- Qeshlaq-e Qaharmanlu
- Coordinates: 39°23′11″N 47°25′43″E﻿ / ﻿39.38639°N 47.42861°E
- Country: Iran
- Province: Ardabil
- County: Ardabil
- District: Central
- Rural District: Aslan Duz-e Gharbi

Population (2016)
- • Total: 160
- Time zone: UTC+3:30 (IRST)

= Qeshlaq-e Qaharmanlu =

Village in Ardabil province, Iran

Qeshlaq-e Qaharmanlu (قشلاق قهرمانلو) (Note: Also romanized as Qeshlāq-e Qaharmānlū) is a village in Aslan Duz-e Gharbi Rural District (Note: Formerly Aslan Duz Rural District) of the Central District in Aslan Duz County, Ardabil province, Iran.

==Demographics==
===Population===
At the time of the 2006 National Census, the village's population was 125 in 27 households, when it was in Aslan Duz Rural District (Note: Renamed Aslan Duz-e Gharbi Rural District) of the former Aslan Duz District in Parsabad County.
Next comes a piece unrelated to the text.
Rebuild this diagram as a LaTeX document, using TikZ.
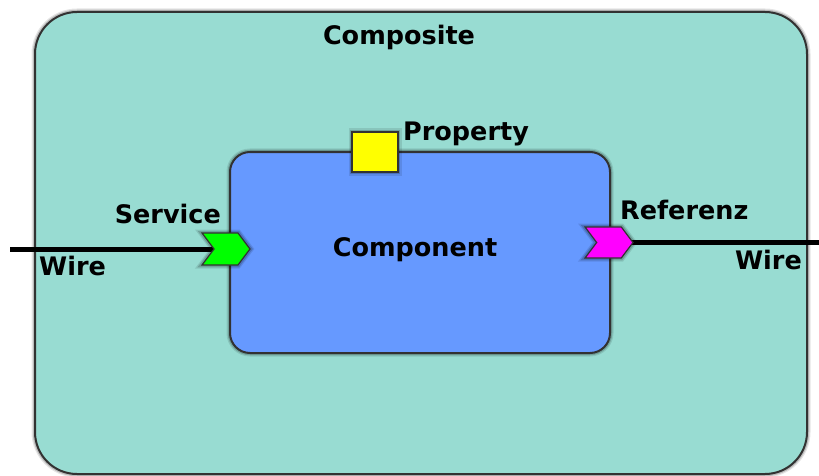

The following census in 2011 counted 122 people in 33 households. The 2016 census measured the population of the village as 160 people in 51 households.

In 2019, the district was separated from the county in the establishment of Aslan Duz County. The rural district was transferred to the new Central District and renamed Aslan Duz-e Gharbi Rural District.